Tom Cruise goes from Top Gun to shogun in The Last Samurai, an action-packed historical epic. He cuts up rough as a sword-swinging American Cavalry captain hired to help the Japanese army conquer Katsumoto (the superb Ken Watanabe) and his band of honour-bound samurai warriors. It's Dances With Wolves meets oriental classic The Seven Samurai, with the Cruiser forced to choose between his mercenary masters and the peculiar people who take him prisoner.
Wracked by guilt over his Indian-killing past and angry over the money-driven warmongering of the USA, Algren (Cruise) is attracted to both bushido (the samurai code of honour, self-discipline and simple-living) and Taka (Koyuki), the widowed woman who cares for him. That this process is predictable doesn't make it any less pleasing, with Cruise's character acting as a window into an alien and admirable forgotten world (the film's set in 1876).

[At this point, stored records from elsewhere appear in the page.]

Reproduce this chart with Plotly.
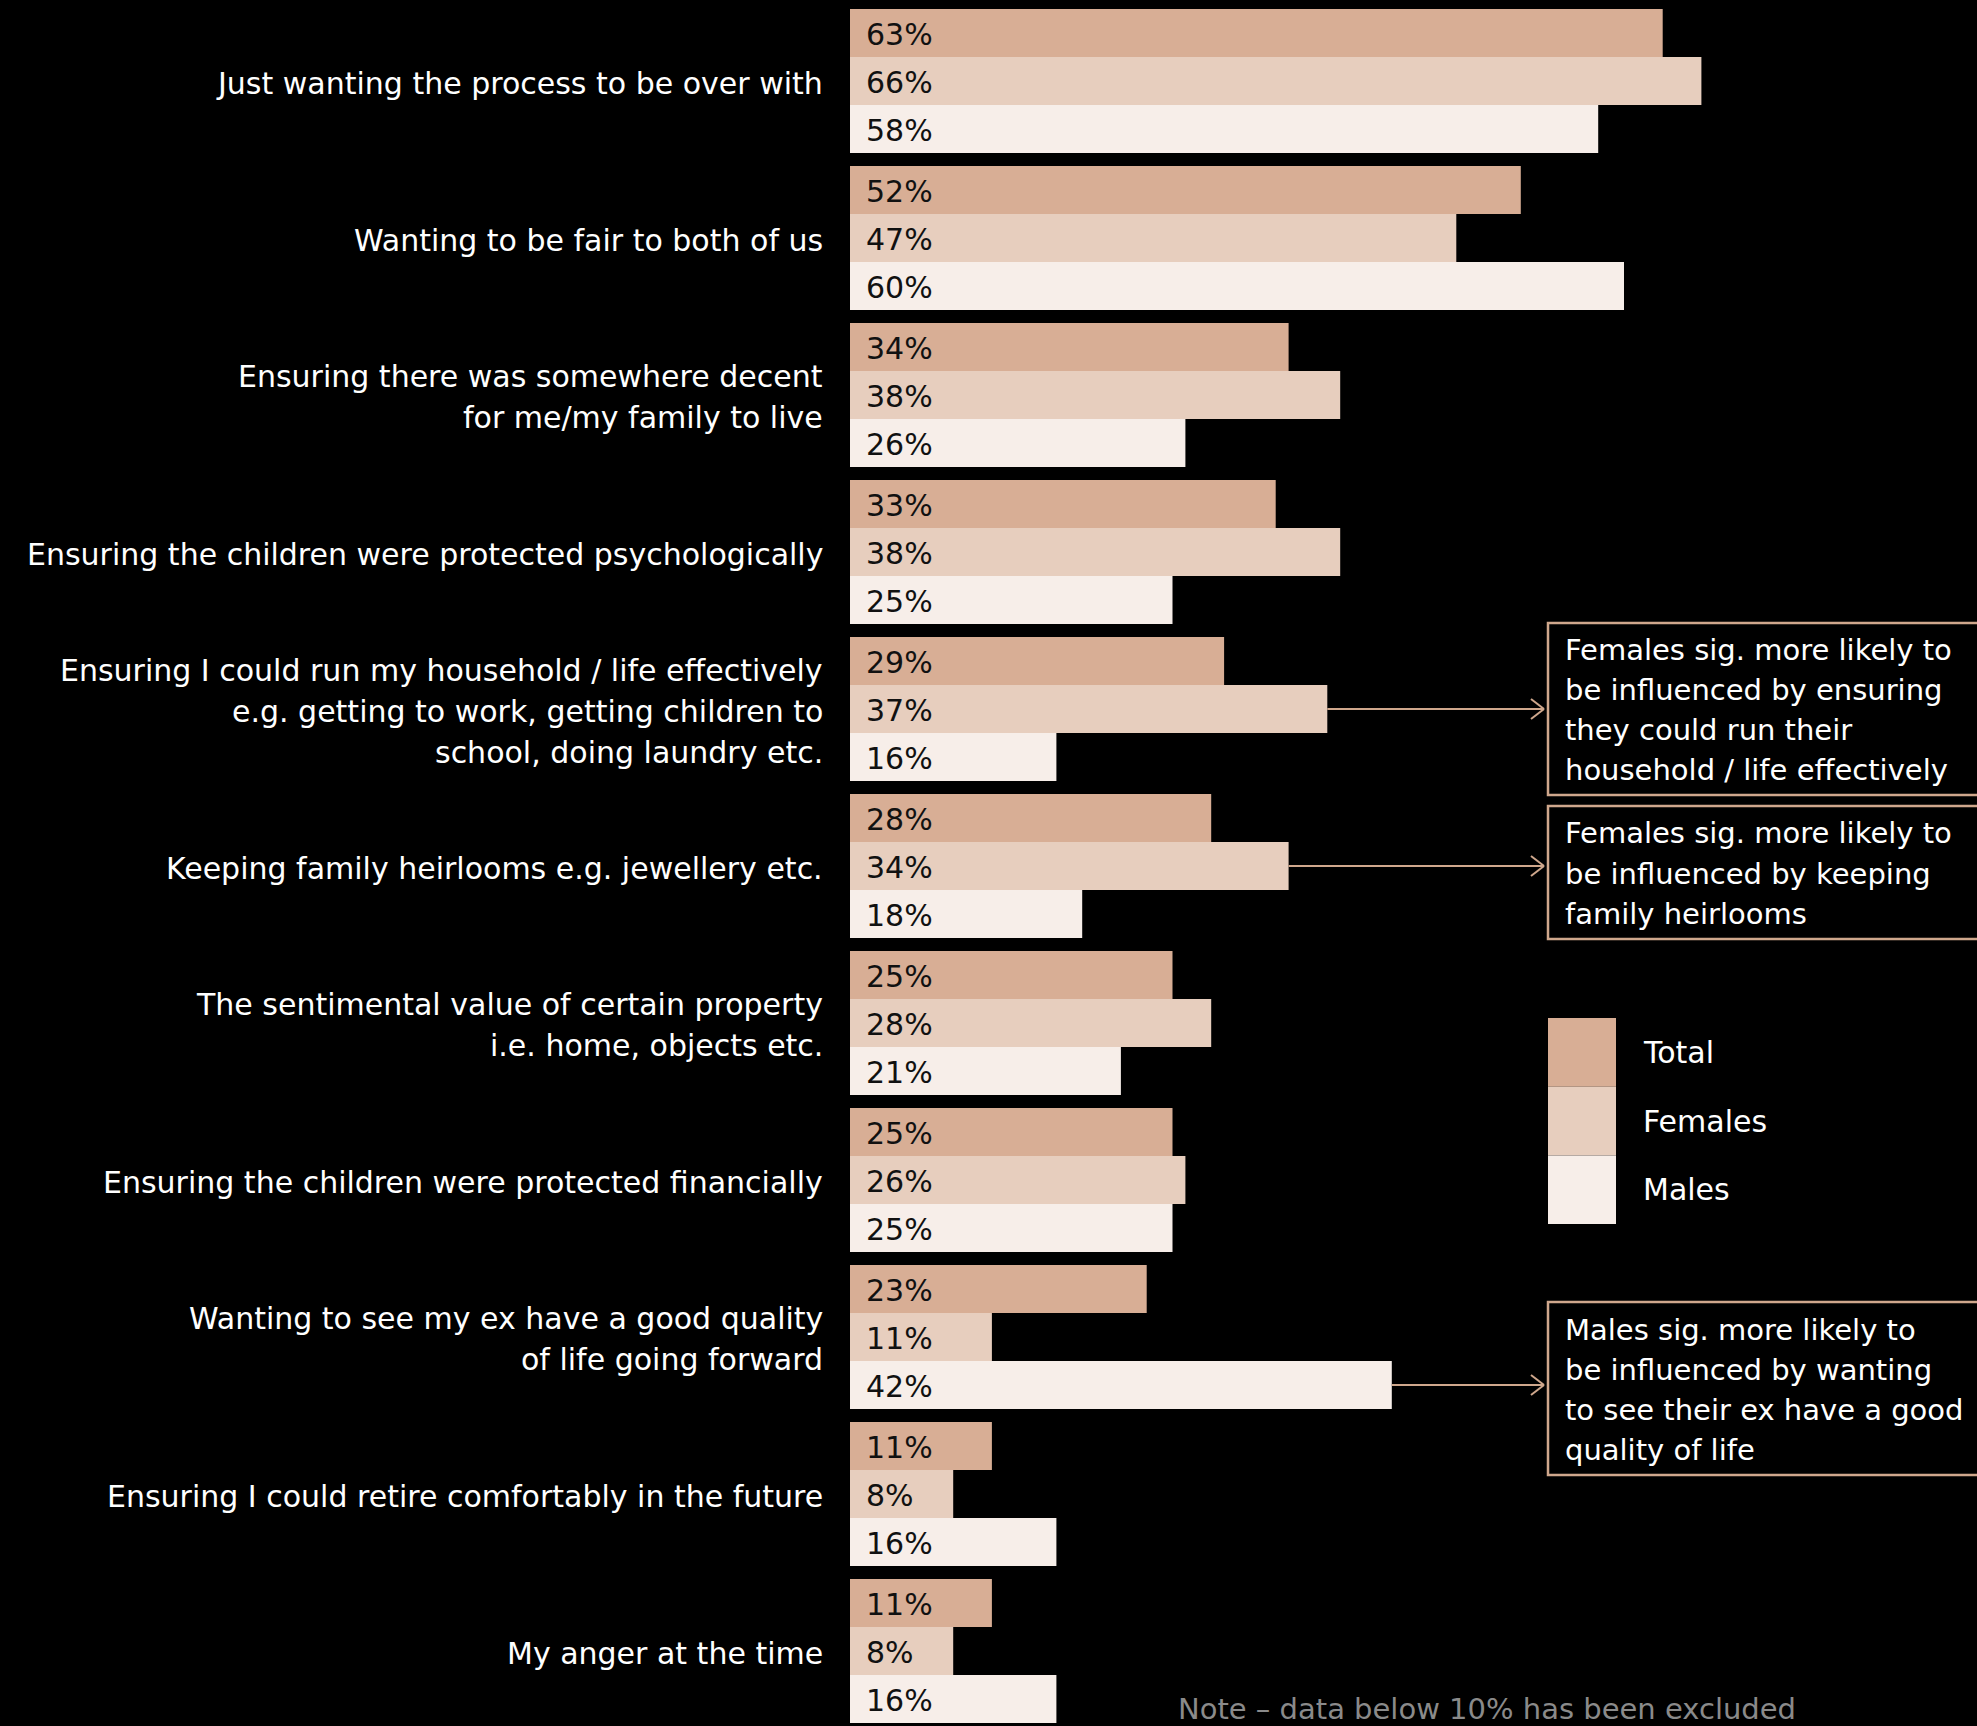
import plotly.graph_objects as go

# ---- data -------------------------------------------------------------
categories = [
    "Just wanting the process to be over with",
    "Wanting to be fair to both of us",
    "Ensuring there was somewhere decent<br>for me/my family to live",
    "Ensuring the children were protected psychologically",
    "Ensuring I could run my household / life effectively<br>e.g. getting to work, getting children to<br>school, doing laundry etc.",
    "Keeping family heirlooms e.g. jewellery etc.",
    "The sentimental value of certain property<br>i.e. home, objects etc.",
    "Ensuring the children were protected financially",
    "Wanting to see my ex have a good quality<br>of life going forward",
    "Ensuring I could retire comfortably in the future",
    "My anger at the time",
]
total = [63, 52, 34, 33, 29, 28, 25, 25, 23, 11, 11]
females = [66, 47, 38, 38, 37, 34, 28, 26, 11, 8, 8]
males = [58, 60, 26, 25, 16, 18, 21, 25, 42, 16, 16]
series_names = ["Total", "Females", "Males"]

callouts = [
    # (category index, series index, text lines)
    (4, 1, ["Females sig. more likely to", "be influenced by ensuring",
            "they could run their", "household / life effectively"]),
    (5, 1, ["Females sig. more likely to", "be influenced by keeping",
            "family heirlooms"]),
    (8, 2, ["Males sig. more likely to", "be influenced by wanting",
            "to see their ex have a good", "quality of life"]),
]
note_text = "Note \u2013 data below 10% has been excluded"

# ---- styling ----------------------------------------------------------
W, H = 1977, 1726
FONT = "DejaVu Sans"
COLORS = ["#D8AE95", "#E7CEBE", "#F7EEE9"]
ACCENT = "#CFA78C"
X_ZERO = 850          # pixel where the value axis starts
PX_PER_PCT = 12.9     # horizontal scale
FIRST_CENTER = 81     # pixel centre of the first group
SLOT = 157            # pixel height of one category slot
BAR_H = 48            # pixel height of a single bar
BOX_LEFT = 1548       # callout boxes left edge (px)
LABEL_PITCH = 41      # line pitch of the category labels (px)
N = len(categories)

x_max = (W - X_ZERO) / PX_PER_PCT
y_top = -FIRST_CENTER / SLOT
y_bot = (H - FIRST_CENTER) / SLOT


def paper_x(px):
    return (px - X_ZERO) / (W - X_ZERO)


def paper_y(py):
    return 1 - py / H


def bar_center_px(i, s):
    return FIRST_CENTER + SLOT * i + (s - 1) * BAR_H


fig = go.Figure()
for name, vals, col in zip(series_names, [total, females, males], COLORS):
    fig.add_trace(go.Bar(
        y=categories, x=vals, name=name, orientation="h",
        marker=dict(color=col, line=dict(width=0)),
        hoverinfo="x+y+name",
    ))

annotations = []
shapes = []

# category labels, one annotation per line for an even line pitch
for i, cat in enumerate(categories):
    lines = cat.split("<br>")
    n = len(lines)
    for k, ln in enumerate(lines):
        offset = (k - (n - 1) / 2) * LABEL_PITCH + 2
        annotations.append(dict(
            x=0, y=i, xref="paper", yref="y", xanchor="right",
            yanchor="middle", xshift=-25, yshift=-offset, text=ln,
            showarrow=False,
            font=dict(family=FONT, size=30, color="#FFFFFF"),
        ))

# value labels inside the bars
for s, vals in enumerate([total, females, males]):
    for i, v in enumerate(vals):
        annotations.append(dict(
            x=0, y=i, xref="x", yref="y", xanchor="left", yanchor="middle",
            xshift=14, yshift=-(s - 1) * BAR_H - 1, text=f"{v}%",
            showarrow=False,
            font=dict(family=FONT, size=30, color="#111111"),
        ))

# callout boxes with arrows
box_specs = [(623, 795), (806, 939), (1302, 1475)]
for (ci, si, lines), (top, bottom) in zip(callouts, box_specs):
    vals = [total, females, males][si]
    yc = bar_center_px(ci, si)
    shapes.append(dict(
        type="rect", xref="paper", yref="paper",
        x0=paper_x(BOX_LEFT), x1=paper_x(W + 40),
        y0=paper_y(top), y1=paper_y(bottom),
        line=dict(color=ACCENT, width=2.5), fillcolor="rgba(0,0,0,0)",
        layer="above",
    ))
    tip = BOX_LEFT - 4
    shapes.append(dict(
        type="line", xref="x", yref="paper",
        x0=vals[ci], x1=(tip - X_ZERO) / PX_PER_PCT,
        y0=paper_y(yc), y1=paper_y(yc),
        line=dict(color=ACCENT, width=2),
    ))
    for dy in (-10, 10):
        shapes.append(dict(
            type="line", xref="paper", yref="paper",
            x0=paper_x(tip - 13), x1=paper_x(tip),
            y0=paper_y(yc + dy), y1=paper_y(yc),
            line=dict(color=ACCENT, width=2),
        ))
    n = len(lines)
    mid = (top + bottom) / 2 + 1
    for k, ln in enumerate(lines):
        annotations.append(dict(
            x=paper_x(1563), y=paper_y(mid + (k - (n - 1) / 2) * 40),
            xref="paper", yref="paper", xanchor="left", yanchor="middle",
            text=ln, showarrow=False,
            font=dict(family=FONT, size=29, color="#FFFFFF"),
        ))

# legend swatches
sw_top, sw_h = 1018, 68.7
for k, (name, col) in enumerate(zip(series_names, COLORS)):
    y0 = sw_top + k * sw_h
    shapes.append(dict(
        type="rect", xref="paper", yref="paper",
        x0=paper_x(1548), x1=paper_x(1616),
        y0=paper_y(y0), y1=paper_y(y0 + sw_h),
        line=dict(width=0), fillcolor=col,
    ))
    annotations.append(dict(
        x=paper_x(1641), y=paper_y(y0 + sw_h / 2),
        xref="paper", yref="paper", xanchor="left", yanchor="middle",
        text=name, showarrow=False,
        font=dict(family=FONT, size=30, color="#FFFFFF"),
    ))

# footnote, kept just inside the bottom edge
annotations.append(dict(
    x=paper_x(1176), y=0, xref="paper", yref="paper",
    xanchor="left", yanchor="bottom", yshift=-2, text=note_text,
    showarrow=False,
    font=dict(family=FONT, size=29, color="#8A8A8A"),
))

fig.update_layout(
    width=W, height=H,
    margin=dict(l=X_ZERO, r=0, t=0, b=0, pad=0, autoexpand=False),
    paper_bgcolor="#000000", plot_bgcolor="#000000",
    barmode="group", bargap=(SLOT - 3 * BAR_H) / SLOT, bargroupgap=0,
    showlegend=False,
    xaxis=dict(range=[0, x_max], visible=False),
    yaxis=dict(
        type="category", range=[y_bot, y_top], showgrid=False,
        zeroline=False, showline=False, ticks="", showticklabels=False,
    ),
    annotations=annotations, shapes=shapes,
)

fig.write_html("out.html")
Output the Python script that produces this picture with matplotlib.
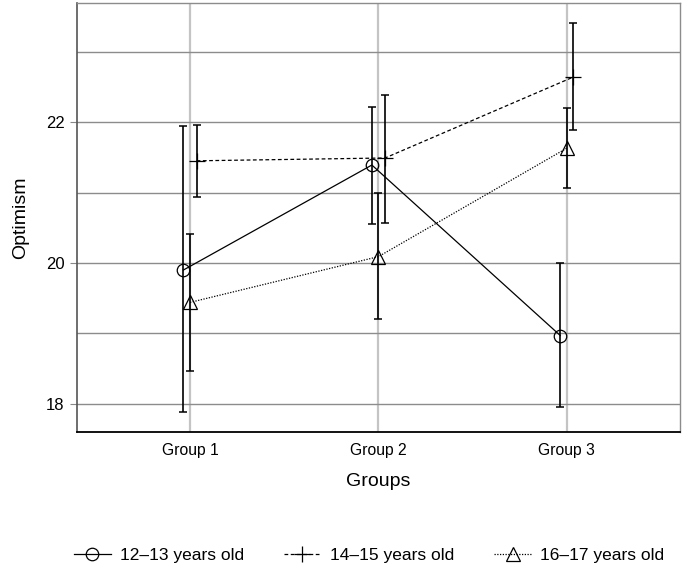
import matplotlib
matplotlib.use("Agg")
import matplotlib.pyplot as plt
import numpy as np

plt.rcParams['font.family'] = ['Liberation Sans', 'DejaVu Sans']

groups = ["Group 1", "Group 2", "Group 3"]
series = ["12–13 years old", "14–15 years old", "16–17 years old"]
means = {
    "12–13 years old": [19.90, 21.39, 18.97],
    "14–15 years old": [21.45, 21.49, 22.64],
    "16–17 years old": [19.44, 20.09, 21.63],
}
lower = {
    "12–13 years old": [17.88, 20.56, 17.96],
    "14–15 years old": [20.94, 20.57, 21.89],
    "16–17 years old": [18.46, 19.21, 21.06],
}
upper = {
    "12–13 years old": [21.94, 22.22, 20.00],
    "14–15 years old": [21.96, 22.38, 23.41],
    "16–17 years old": [20.41, 20.99, 22.20],
}

offsets = [-0.035, 0.035, 0.0]
markers = ['o', '+', '^']
linestyles = ['-', (0, (3, 2)), (0, (1, 1.2))]
msizes = [9, 12, 10]

fig = plt.figure(figsize=(6.84, 5.68), dpi=100)
ax = fig.add_axes([0.1126, 0.2394, 0.8814, 0.7553])

x = np.arange(1, len(groups) + 1)
handles = []
for i, s in enumerate(series):
    m = np.array(means[s])
    lo = m - np.array(lower[s])
    hi = np.array(upper[s]) - m
    xs = x + offsets[i]
    ax.errorbar(xs, m, yerr=[lo, hi], fmt='none', ecolor='black',
                elinewidth=1.2, capsize=3, capthick=1.1, zorder=3)
    h, = ax.plot(xs, m, color='black', linestyle=linestyles[i], linewidth=0.9,
                 marker=markers[i], markersize=msizes[i], markerfacecolor='none',
                 markeredgecolor='black', markeredgewidth=0.9, label=s, zorder=4)
    handles.append(h)

ax.set_xlim(0.4, 3.6)
ax.set_ylim(17.6, 23.69)
ax.set_xticks(x)
ax.set_xticklabels(groups, fontsize=11.3)
ax.set_yticks([18, 20, 22])
ax.set_yticks([19, 21, 23], minor=True)
ax.tick_params(axis='y', which='major', labelsize=12, length=5, color='#888888', pad=4)
ax.tick_params(axis='y', which='minor', length=0)
ax.tick_params(axis='x', length=0, pad=8)

ax.grid(axis='y', which='both', color='#8c8c8c', linewidth=1.0, zorder=0)
ax.grid(axis='x', which='major', color='#c4c4c4', linewidth=1.6, zorder=0)
ax.set_axisbelow(True)

for side in ['top', 'right']:
    ax.spines[side].set_color('#8c8c8c')
    ax.spines[side].set_linewidth(1.0)
ax.spines['left'].set_color('#555555')
ax.spines['bottom'].set_color('black')
ax.spines['left'].set_linewidth(1.2)
ax.spines['bottom'].set_linewidth(1.3)

ax.set_xlabel("Groups", fontsize=14, labelpad=11)
ax.set_ylabel("Optimism", fontsize=14, labelpad=12)

fig.legend(handles=handles, labels=series, loc='lower center', ncol=3,
           frameon=False, fontsize=12.5, bbox_to_anchor=(0.54, -0.018),
           handlelength=2.1, columnspacing=2.3, handletextpad=0.55)

fig.savefig("out.png", dpi=100)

"BLOOD-PUMPING, SPECTACULAR ACTION SCENES""The ancient and modern are at war for the soul of Japan," says Timothy Spall's posh Brit translator, explaining the battle that's about to unfold. And while Katsumoto's culture is probably given an over-romantic polish, it's hard not to feel pangs for a past which is presented as prioritising sacrifice, integrity and honour. Oh, and cutting people's heads off.
For aside from the anti-capitalist subtext and the slightly too-serious tone, the action is both bloody and bloody brilliant. Slicing and dicing with elegant abandon, Cruise is utterly convincing in a series of sensational scraps - adrenaline-charged, blood-pumping spectacular action scenes which leave you punching the air with excitement (the ninja assassination set-piece, to use a technical term, absolutely rocks).
The score is annoyingly unsubtle ("Cue the 'Cry Now' music!"), while the star is a little uptight when out of action - stony-faced and obviously after an Oscar (he cries; he drinks; he speaks Japanese). He's as over-earnest as the movie, but come the tear and blood-stained climax, The Last Samurai makes the cut.